September/October 2016
Volume 22, Number 9/10
Guest Editorial

Current Research on Mining Scientific Publications

Drahomira Herrmannova and Petr Knoth
Knowledge Media Institute, The Open University, Milton Keynes, UK
{drahomira.herrmannova, petr.knoth}@open.ac.uk

DOI: 10.1045/september2016-guest-editorial


The articles in this issue of D-Lib Magazine were selected from papers presented at the 5th International Workshop on Mining Scientific Publications (WOSP 2016) organised by the Open University and OpenMinTed. The workshop was held in conjunction with the Joint Conference on Digital Libraries (JCDL 2016) in Newark, just outside of New York city. The workshop was organised by the Open University for the fifth time and featured a variety of speakers from academia and industry who presented their text and data mining research and results.

In a peer-review process the programme committee selected five long papers and four short papers to be part of this D-Lib issue. The papers can be divided into three general topics: semantic enrichment (two papers), tools and datasets (two papers) and citation analysis and research impact (five papers).

A significant proportion of papers presented at the workshop this year was concerned with citation analysis and research evaluation topics. The first two papers focus on analysing citations found in academic papers. While the paper Rhetorical Classification of Anchor Text for Citation Recommendation examines how to use citation context in order to increase relevance in citation recommendation, paper Temporal Properties of Recurring In-text References provides an analysis of in-text citations, particularly those appearing repeatedly. This session also included articles which look at how international mobility of researchers influences quality of university graduate programs (The Impact of Academic Mobility on the Quality of Graduate Programs), at whether curating papers stored in scholarly databases influences their citation rates (Preliminary Studies on the Impact of Literature Curation by Model Organism Databases on Article Citation Rates) and at the question of how to measure academic impact (Measuring Scientific Impact Beyond Citation Counts).

In the past, similar studies were limited by the ability of researchers to access and mine metadata and citation information of related to academic papers. Significant progress has been made in this area in recent years with both new datasets and new tools being released. The article An Analysis of the Microsoft Academic Graph demonstrated the strengths and limitations of the Microsoft Academic Graph dataset, which contains over 120 million metadata records of academic papers, and compared it to other available sources. A tool for crawling scientific repositories (Scraping Scientific Web Repositories: Challenges and Solutions for Automated Content Extraction) was also presented at the workshop.

The third workshop session featured approaches which address different problems in classifying and categorising the content of research publications.
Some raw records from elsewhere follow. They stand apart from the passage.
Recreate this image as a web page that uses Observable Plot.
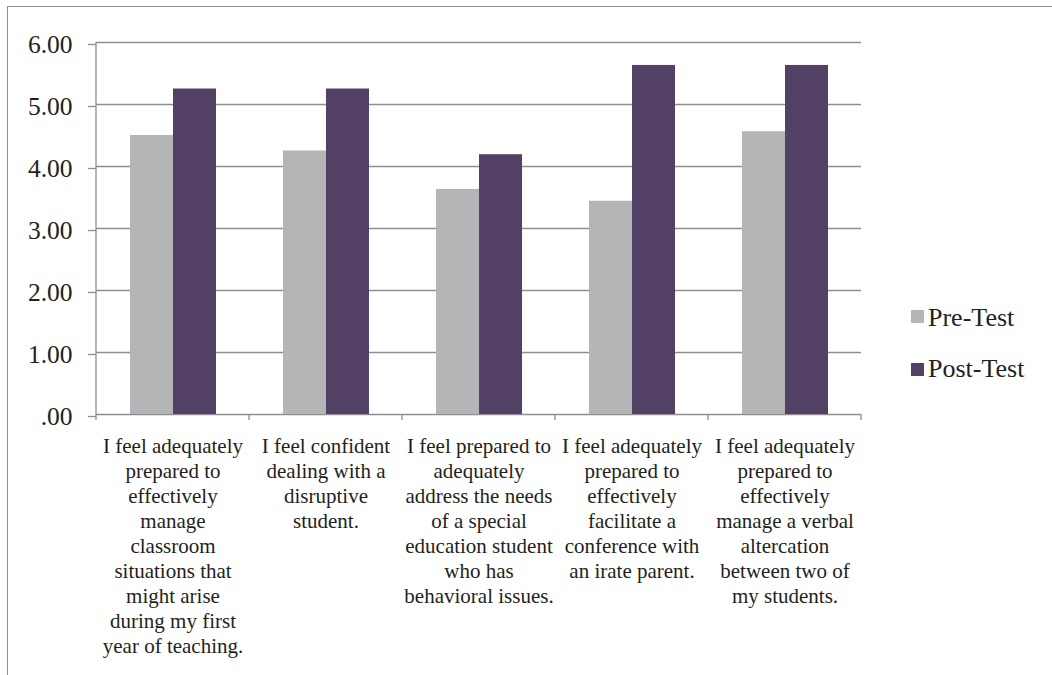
<!DOCTYPE html>
<html>
<head>
<meta charset="utf-8">
<script src="https://cdn.jsdelivr.net/npm/d3@7"></script>
<script src="https://cdn.jsdelivr.net/npm/@observablehq/plot@0.6"></script>
<style>
  html, body { margin: 0; padding: 0; background: #ffffff; }
  #wrap { position: relative; width: 1052px; height: 675px; overflow: hidden; background: #ffffff; }
  #border { position: absolute; left: 7px; top: 6px; width: 2000px; height: 2000px; border: 1.3px solid #8e8e92; box-sizing: border-box; }
  #chart { position: absolute; left: 0; top: 0; }
  #chart svg, #chart svg text { font-family: "Liberation Serif", "Times New Roman", serif !important; }
  .legend { position: absolute; font-family: "Liberation Serif", "Times New Roman", serif; font-size: 26px; color: #231f20; line-height: 1; }
  .legend .sw { position: absolute; width: 12.5px; height: 12.5px; }
  .legend .lb { position: absolute; white-space: nowrap; }
</style>
</head>
<body>
<div id="wrap">
  <div id="border"></div>
  <div id="chart"></div>
  <div class="legend" id="legend"></div>
</div>
<script>
// ---- data ----
const categories = [
  "I feel adequately\nprepared to\neffectively\nmanage\nclassroom\nsituations that\nmight arise\nduring my first\nyear of teaching.",
  "I feel confident\ndealing with a\ndisruptive\nstudent.",
  "I feel prepared to\nadequately\naddress the needs\nof a special\neducation student\nwho has\nbehavioral issues.",
  "I feel adequately\nprepared to\neffectively\nfacilitate a\nconference with\nan irate parent.",
  "I feel adequately\nprepared to\neffectively\nmanage a verbal\naltercation\nbetween two of\nmy students."
];
const seriesNames = ["Pre-Test", "Post-Test"];
const preTest = [4.50, 4.25, 3.63, 3.44, 4.56];
const postTest = [5.25, 5.25, 4.19, 5.63, 5.63];
const yTicks = [0, 1, 2, 3, 4, 5, 6];
const seriesColors = ["#b4b5b7", "#534165"];

// ---- table built from the arrays ----
const table = [];
categories.forEach((c, i) => {
  table.push({category: c, series: seriesNames[0], value: preTest[i]});
  table.push({category: c, series: seriesNames[1], value: postTest[i]});
});

const gridColor = "#8e8e92";
const textColor = "#231f20";
const fmt = d => d === 0 ? ".00" : d.toFixed(2);

const decor = Plot.frame({
  facet: "super",
  render: (index, scales, values, dims) => {
    const l = dims.marginLeft, r = dims.width - dims.marginRight, n = categories.length;
    let edges;
    if (scales.fx && scales.fx.bandwidth) {
      const fx = scales.fx;
      const dom = fx.domain();
      edges = dom.map(c => fx(c)).concat([fx(dom[dom.length - 1]) + fx.bandwidth()]);
    } else {
      edges = d3.range(n + 1).map(i => l + (r - l) * i / n);
    }
    const y = scales.y;
    const y0 = y ? y(0) : dims.height - dims.marginBottom;
    const yTop = y ? y(yTicks[yTicks.length - 1]) : dims.marginTop;
    const g = d3.create("svg:g").attr("stroke", gridColor).attr("stroke-width", 1.3).attr("fill", "none");
    g.append("line").attr("x1", edges[0]).attr("x2", edges[0]).attr("y1", yTop).attr("y2", y0);
    edges.forEach(e => g.append("line").attr("x1", e).attr("x2", e).attr("y1", y0).attr("y2", y0 + 6));
    return g.node();
  }
});

const chart = Plot.plot({
  width: 1052,
  height: 675,
  marginLeft: 96,
  marginRight: 191,
  marginTop: 42,
  marginBottom: 261,
  style: {background: "transparent", fontFamily: "Liberation Serif, serif", color: textColor, overflow: "visible"},
  fx: {domain: categories, padding: 0, label: null},
  x: {domain: seriesNames, paddingInner: 0, paddingOuter: 0.765, axis: null},
  y: {domain: [0, 6], label: null},
  color: {domain: seriesNames, range: seriesColors},
  marks: [
    Plot.gridY(yTicks, {stroke: gridColor, strokeOpacity: 1, strokeWidth: 1.3}),
    Plot.barY(table, {fx: "category", x: "series", y: "value", fill: "series"}),
    Plot.axisY(yTicks, {tickSize: 8, tickPadding: 16, fontSize: 25.5, tickFormat: fmt, stroke: gridColor, strokeWidth: 1.3, fill: textColor, dy: 2, label: null}),
    Plot.axisFx({anchor: "bottom", tickSize: 0, tickPadding: 21, fontSize: 21, lineHeight: 1.19, fill: textColor, label: null, tickFormat: d => d}),
    decor
  ]
});
document.getElementById("chart").appendChild(chart);

// ---- legend ----
const legend = document.getElementById("legend");
const legendRows = [{sq: 310, base: 328}, {sq: 363, base: 379}];
seriesNames.forEach((s, i) => {
  const sw = document.createElement("div");
  sw.className = "sw";
  sw.style.left = "911px";
  sw.style.top = legendRows[i].sq + "px";
  sw.style.background = seriesColors[i];
  legend.appendChild(sw);
  const lb = document.createElement("div");
  lb.className = "lb";
  lb.style.left = "928px";
  lb.style.top = (legendRows[i].base - 23) + "px";
  lb.textContent = s;
  legend.appendChild(lb);
});
</script>
</body>
</html>
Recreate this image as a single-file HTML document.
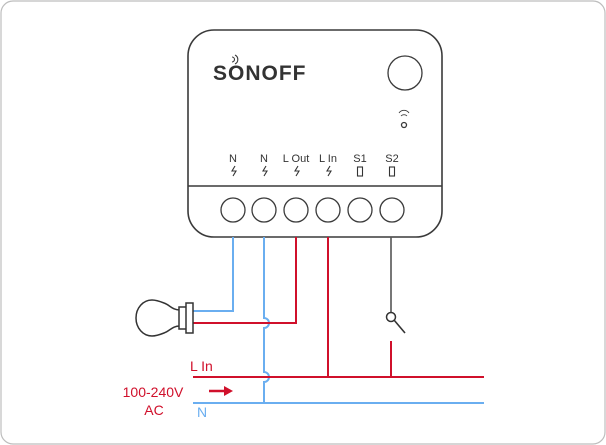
<!DOCTYPE html>
<html><head><style>body{margin:0;background:#fff}svg{display:block}</style></head><body>
<svg width="606" height="445" viewBox="0 0 606 445" xmlns="http://www.w3.org/2000/svg" font-family="'Liberation Sans', sans-serif">
<rect x="1" y="1" width="604" height="443" rx="12" fill="#fff" stroke="#bdbdbd" stroke-width="1.2"/>
<!-- device -->
<rect x="188" y="30" width="254" height="207" rx="26" fill="#fff" stroke="#3a3a3a" stroke-width="1.6"/>
<line x1="188" y1="186" x2="442" y2="186" stroke="#3a3a3a" stroke-width="1.6"/>
<g fill="none" stroke="#3a3a3a" stroke-width="1.3">
<circle cx="233" cy="210" r="12"/><circle cx="264" cy="210" r="12"/><circle cx="296" cy="210" r="12"/>
<circle cx="328" cy="210" r="12"/><circle cx="360" cy="210" r="12"/><circle cx="392" cy="210" r="12"/>
<circle cx="405" cy="73" r="17"/>
<circle cx="404" cy="125" r="2.5"/>
<path d="M401 116 a4 4 0 0 1 6 0 M399 113 a6 6 0 0 1 10 0" stroke-width="0.9"/>
<path d="M232 57 a2.5 2.5 0 0 1 0 5 M235 55 a5 5 0 0 1 0 9" stroke-width="1.1"/>
</g>
<text x="213" y="80" font-size="21" font-weight="bold" fill="#333" letter-spacing="1">SONOFF</text>
<g font-size="11" fill="#333" text-anchor="middle">
<text x="233" y="162">N</text><text x="264" y="162">N</text><text x="296" y="162">L Out</text>
<text x="328" y="162">L In</text><text x="360" y="162">S1</text><text x="392" y="162">S2</text>
</g>
<g fill="none" stroke="#333" stroke-width="1.1">
<path d="M235 166 l-3 5 h4 l-3 5"/><path d="M266 166 l-3 5 h4 l-3 5"/><path d="M298 166 l-3 5 h4 l-3 5"/><path d="M330 166 l-3 5 h4 l-3 5"/>
<rect x="357.5" y="167" width="5" height="9"/><rect x="389.5" y="167" width="5" height="9"/>
</g>
<!-- wires -->
<g fill="none" stroke-width="2">
<path d="M233 237 V311 H193" stroke="#6aaef0"/>
<path d="M264 237 V318 a5 5 0 0 1 0 10 V372 a5 5 0 0 1 0 10 V403" stroke="#6aaef0"/>
<path d="M193 403 H484" stroke="#6aaef0"/>
<path d="M296 237 V323 H193" stroke="#d0102b"/>
<path d="M328 237 V377" stroke="#d0102b"/>
<path d="M193 377 H484" stroke="#d0102b"/>
<path d="M391 341 V377" stroke="#d0102b"/>
<path d="M391 237 V312" stroke="#555" stroke-width="1.6"/>
<circle cx="391" cy="317" r="4.5" stroke="#333" stroke-width="1.5" fill="#fff"/>
<path d="M394 320 L405 333" stroke="#333" stroke-width="1.6"/>
</g>
<!-- bulb -->
<g fill="#fff" stroke="#333" stroke-width="1.5">
<path d="M180 310 C172 310 170 305 164 303 C159 301 156 300 152 300 C143 300 136 308 136 318 C136 328 143 336 152 336 C156 336 159 335 164 333 C170 331 172 326 180 326 Z"/>
<rect x="179" y="307" width="8" height="22"/>
<rect x="186" y="303" width="7" height="30"/>
</g>
<!-- labels -->
<text x="190" y="371" font-size="14" fill="#d0102b">L In</text>
<text x="153" y="397" font-size="14" fill="#d0102b" text-anchor="middle">100-240V</text>
<text x="154" y="415" font-size="14" fill="#d0102b" text-anchor="middle">AC</text>
<text x="197" y="417" font-size="14" fill="#6aaef0">N</text>
<path d="M209 391 H226" stroke="#d0102b" stroke-width="2.5"/>
<path d="M224 386 L233 391 L224 396 Z" fill="#d0102b"/>
</svg>
</body></html>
The work presented at the workshop focused on capturing novelty (Quantifying Conceptual Novelty in the Biomedical Literature) and interdisciplinarity (Capturing Interdisciplinarity from Academic Abstracts) from research publications.

We believe that the articles included in this special issue of D-Lib Magazine will help to motivate further research in this important domain. We hope readers will enjoy reading them and will find them useful.


About the Guest Editors

Drahomira Herrmannova is a Research Student at the Knowledge Media Institute, Open University, working under the supervision of Professor Zdenek Zdrahal and Dr Petr Knoth. Her research interests include bibliometrics, citation analysis, research evaluation and natural language processing. She completed her BS and MS degrees in Computer Science at Brno University of Technology, Czech Republic. Aside of her PhD she participated in research projects at the Knowledge Media Institute (CORE, OU Analyse).


Petr Knoth is a Senior Data Scientist at Mendeley, where he develops text-mining tools to help researchers' workflows. Dr Knoth is also the founder of the CORE system, which aggregates millions of open access publications from repositories and journals and makes them freely available for text-mining. Previously, as a researcher at the Open University, he acted as the principle investigator on a number of national and international research projects in the areas of Text Mining and Open Science.